Beaver First Nation
- People: Dane-zaa
- Treaty: Treaty 8 of 1899
- Headquarters: Boyer River
- Province: Alberta

Land
- Main reserve: Boyer 164
- Reserve: Child Lake 164A
- Land area: 70.75 km^{2} (27.32 sq mi)

Population (2019)
- On reserve: 449
- On other land: 38
- Off reserve: 660
- Total population: 1147

Government
- Chief: Gary Kipling
- Council size: 4

Tribal Council
- North Peace Tribal Council

Website
- beaverfirstnation.com

= Beaver First Nation =

Danezaa First Nation in Alberta, Canada

The Beaver First Nation (Tsa'tinne) is a First Nation government or band, made up of members of the Danezaa people, also known as the Beavers.
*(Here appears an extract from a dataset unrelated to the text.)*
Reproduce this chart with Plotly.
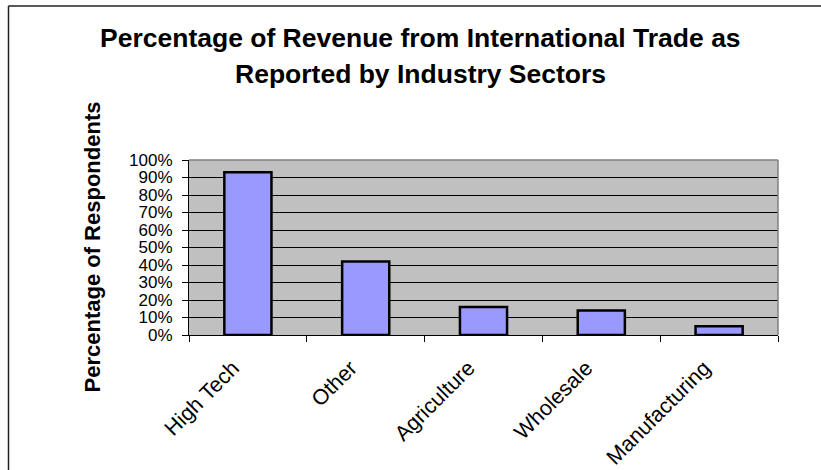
import plotly.graph_objects as go

# Survey results by industry sector
sectors = ["High Tech", "Other", "Agriculture", "Wholesale", "Manufacturing"]
share_of_respondents = [0.93, 0.42, 0.16, 0.14, 0.05]
y_tick_values = [0, 0.1, 0.2, 0.3, 0.4, 0.5, 0.6, 0.7, 0.8, 0.9, 1.0]

W, H = 821, 470
# plot area in pixels
PL, PR, PT, PB = 189, 778, 160, 335
pw, ph = PR - PL, PB - PT


def px_x(x):
    return (x - PL) / pw


def px_y(y):
    return (PB - y) / ph


FONT = "Liberation Sans, Arial, sans-serif"

fig = go.Figure(
    go.Bar(
        x=sectors,
        y=share_of_respondents,
        marker=dict(color="#9999FF", line=dict(color="#000000", width=2.5)),
        showlegend=False,
        hoverinfo="x+y",
    )
)

fig.update_layout(
    width=W,
    height=H,
    margin=dict(l=PL, r=W - PR, t=PT, b=H - PB, pad=0, autoexpand=False),
    paper_bgcolor="#FFFFFF",
    plot_bgcolor="#C0C0C0",
    bargap=0.6,
    font=dict(family=FONT, color="#000000"),
    xaxis=dict(
        type="category",
        automargin=False,
        tickson="boundaries",
        ticks="outside",
        ticklen=6,
        tickcolor="#000000",
        tickwidth=1,
        showline=True,
        linecolor="#000000",
        linewidth=1,
        showgrid=False,
        tickangle=-45,
        tickfont=dict(size=21.5, family=FONT),
        ticklabelstandoff=11,
        ticklabelshift=-15,
        mirror=False,
    ),
    yaxis=dict(
        range=[0, 1.0],
        automargin=False,
        tickvals=y_tick_values,
        tickformat=".0%",
        ticks="outside",
        ticklen=6,
        tickcolor="#000000",
        showline=True,
        linecolor="#000000",
        linewidth=1,
        showgrid=True,
        gridcolor="#000000",
        gridwidth=1,
        zeroline=False,
        tickfont=dict(size=17, family=FONT),
        ticklabelstandoff=6,
    ),
    shapes=[
        # plot-area frame on the top and right
        dict(type="line", xref="paper", yref="paper", x0=0, x1=1, y0=1, y1=1,
             line=dict(color="#808080", width=1.5)),
        dict(type="line", xref="paper", yref="paper", x0=1, x1=1, y0=0, y1=1,
             line=dict(color="#808080", width=1.5)),
        # chart border
        dict(type="line", xref="paper", yref="paper",
             x0=px_x(8.5), x1=px_x(830), y0=px_y(6), y1=px_y(6),
             line=dict(color="#222222", width=1.5)),
        dict(type="line", xref="paper", yref="paper",
             x0=px_x(8.5), x1=px_x(8.5), y0=px_y(6), y1=px_y(480),
             line=dict(color="#222222", width=1.5)),
    ],
    annotations=[
        dict(text="<b>Percentage of Revenue from International Trade as</b>",
             xref="paper", yref="paper", x=px_x(420), y=px_y(38),
             xanchor="center", yanchor="middle", showarrow=False,
             font=dict(size=26.5, family=FONT)),
        dict(text="<b>Reported by Industry Sectors</b>",
             xref="paper", yref="paper", x=px_x(420), y=px_y(74),
             xanchor="center", yanchor="middle", showarrow=False,
             font=dict(size=26.5, family=FONT)),
        dict(text="<b>Percentage of Respondents</b>",
             xref="paper", yref="paper", x=px_x(92), y=0.5,
             xanchor="center", yanchor="middle", showarrow=False,
             textangle=-90, font=dict(size=22, family=FONT)),
    ],
)

fig.write_html("out.html")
The Beaver First Nation is one of only two Danezaa bands in Alberta (the other being the Horse Lake First Nation), but there are several others nearby in British Columbia. The band controls two reserves, Boyer 164 and Child Lake 164A both near Fort Vermilion, Alberta in the Peace Country of Northern Alberta. The band is a member of the North Peace Tribal Council and is party to Treaty 8. In April 2016, the band had a registered population of 1,065, more than half of which lived off reserve.